While particular examples and embodiments have been described, it should be understood that these examples and embodiments are illustrative only and that various modifications may be made without departing from the scope of the invention as defined by the claims.

Claims (13)

1. A cleaner head for a vacuum cleaner, comprising:

a main body having a suction chamber; and

A roller rotatably mounted to the main body at a front position or a rear position of the suction chamber;

wherein the roller is configured to rotate in a first direction when the cleaner head is maneuvered over a cleaning surface in one of a forward direction and a rearward direction, and to be prevented from rotating in a second, opposite direction when the cleaner head is maneuvered over the cleaning surface in the other of the forward direction and the rearward direction.

2. The cleaner head of claim 1, wherein the roller forms a seal with the cleaning surface.

3. A cleaner head according to claim 1 or 2, wherein the roller comprises an elongate body covered by a compressible material.

4. A cleaner head according to any preceding claim, wherein the roller is configured to move vertically relative to the body between a lower position and an upper position, and the roller is biased to the lower position.

5. A cleaner head according to any one of the preceding claims, wherein the suction chamber is defined by the roller.

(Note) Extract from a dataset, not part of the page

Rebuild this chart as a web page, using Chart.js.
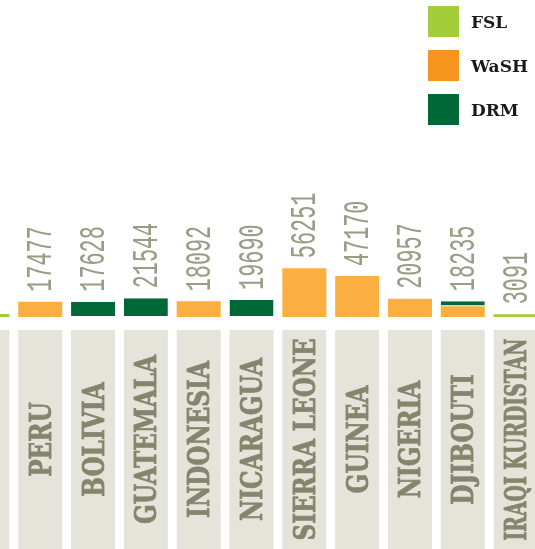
<!DOCTYPE html>
<html>
<head>
<meta charset="utf-8">
<script src="https://cdn.jsdelivr.net/npm/chart.js@4"></script>
<style>
    html, body { margin: 0; padding: 0; background: #fff; overflow: hidden; }
    #wrap { position: relative; width: 535px; height: 549px; overflow: hidden; }
    #myBarChart { position: absolute; left: -39px; top: 0; }
    #legend { position: absolute; left: 428px; top: 6px; font-family: "DejaVu Serif", serif; font-weight: bold; font-size: 17px; color: #1a1a1a; }
    .item { display: flex; align-items: center; height: 31px; margin-bottom: 13px; }
    .box { width: 31px; height: 31px; margin-right: 12px; }
</style>
</head>
<body>
<div id="wrap">
    <canvas id="myBarChart" width="581" height="549"></canvas>
    <div id="legend"></div>
</div>
<script>
// Datos del gráfico (la primera categoría está cortada en el borde izquierdo)
var paises = ['', 'PERU', 'BOLIVIA', 'GUATEMALA', 'INDONESIA', 'NICARAGUA', 'SIERRA LEONE', 'GUINEA', 'NIGERIA', 'DJIBOUTI', 'IRAQI KURDISTAN'];
var fsl  = [3400, null, null, null, null, null, null, null, null, null, 3091];
var wash = [null, 17477, null, null, 18092, null, 56251, 47170, 20957, 12400, null];
var drm  = [null, null, 17628, 21544, null, 19690, null, null, null, 5835, null];

var colores = { fsl: '#a2cb3b', wash: '#fbaf41', drm: '#006837' };
var coloresLeyenda = { fsl: '#a3cd39', wash: '#f7941e', drm: '#006837' };

// Plugin para dibujar los totales y las cajas con los nombres
var etiquetasPlugin = {
    id: 'etiquetas',
    afterDatasetsDraw: function(chart) {
        var ctx = chart.ctx;
        var x = chart.scales.x;
        var y = chart.scales.y;
        var area = chart.chartArea;

        chart.data.labels.forEach(function(nombre, i) {
            var total = 0;
            chart.data.datasets.forEach(function(ds) { total += ds.data[i] || 0; });
            var cx = x.getPixelForValue(i);
            var ancho = 52.8 * 0.833;

            // Total encima de la barra
            if (total > 0) {
                var top = y.getPixelForValue(total);
                ctx.save();
                ctx.fillStyle = '#9c9b86';
                ctx.font = '37px "Liberation Mono"';
                ctx.textAlign = 'left';
                ctx.textBaseline = 'alphabetic';
                ctx.translate(cx + 11, top - 10);
                ctx.rotate(-Math.PI / 2);
                ctx.scale(0.59, 1);
                ctx.fillText(String(total), 0, 0);
                ctx.restore();
            }

            // Caja del país
            var y0 = area.bottom + 13;
            var y1 = chart.height;
            ctx.save();
            ctx.fillStyle = '#e6e4da';
            ctx.fillRect(cx - ancho / 2, y0, ancho, y1 - y0);
            ctx.fillStyle = '#85846c';
            ctx.strokeStyle = '#85846c';
            ctx.lineWidth = 0.8;
            ctx.font = 'bold 29px "DejaVu Serif"';
            ctx.textAlign = 'center';
            ctx.textBaseline = 'alphabetic';
            var w = ctx.measureText(nombre).width;
            var s = Math.min(0.8, 202 / (w || 1));
            ctx.translate(cx + 10.5, (y0 + y1) / 2);
            ctx.rotate(-Math.PI / 2);
            ctx.scale(s, 1);
            ctx.fillText(nombre, 0, 0);
            ctx.strokeText(nombre, 0, 0);
            ctx.restore();
        });
    }
};

window.onload = function() {
    var barCtx = document.getElementById('myBarChart').getContext('2d');
    var myBarChart = new Chart(barCtx, {
        type: 'bar',
        data: {
            labels: paises,
            datasets: [{
                label: 'FSL',
                data: fsl,
                backgroundColor: colores.fsl
            }, {
                label: 'WaSH',
                data: wash,
                backgroundColor: colores.wash
            }, {
                label: 'DRM',
                data: drm,
                backgroundColor: colores.drm,
                borderColor: '#ffffff',
                borderWidth: { top: 0, left: 0, right: 0, bottom: 1 },
                borderSkipped: false
            }]
        },
        options: {
            responsive: false,
            animation: false,
            devicePixelRatio: 1,
            categoryPercentage: 0.833,
            barPercentage: 1,
            layout: { padding: { top: 0, left: 0, right: 0, bottom: 232 } },
            plugins: {
                legend: { display: false },
                tooltip: { enabled: false }
            },
            scales: {
                x: { stacked: true, display: false },
                y: { stacked: true, display: false, min: 0, max: 365000 }
            }
        },
        plugins: [etiquetasPlugin]
    });

    // Leyenda en HTML
    var leyenda = document.getElementById('legend');
    var claves = ['fsl', 'wash', 'drm'];
    myBarChart.data.datasets.forEach(function(ds, i) {
        var item = document.createElement('div');
        item.className = 'item';
        item.innerHTML = '<div class="box" style="background:' + coloresLeyenda[claves[i]] + '"></div>' + ds.label;
        leyenda.appendChild(item);
    });
};
</script>
</body>
</html>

6. A cleaner head according to any preceding claim, wherein the cleaner head comprises an agitator rotatably mounted to the main body and a drive assembly for driving the agitator, and the agitator rotates independently of the roller.

7. The cleaner head of claim 6, wherein the agitator is driven by the drive assembly when the cleaner head is maneuvered over the cleaning surface in the forward and rearward directions.

8. A cleaner head according to claim 6 or 7, wherein the roller is located behind the agitator.

9. A cleaner head according to any one of claims 6 to 8, wherein the agitator has a diameter at least twice the diameter of the roller.

10. A cleaner head according to any preceding claim, wherein the roller is mounted to the main body by a clutch bearing.

11. A cleaner head according to any one of the preceding claims, wherein the cleaner head comprises a wheel mounted to the main body, the wheel being free to rotate relative to the main body in the first and second directions, and the roller is mounted to the wheel by a clutch bearing.

12. The cleaner head of claim 11, wherein the roller is mounted to the body at a first end by a first clutch bearing and the roller is mounted to the wheel at a second end by a second clutch bearing.

13. A vacuum cleaner comprising a cleaner head according to any one of the preceding claims.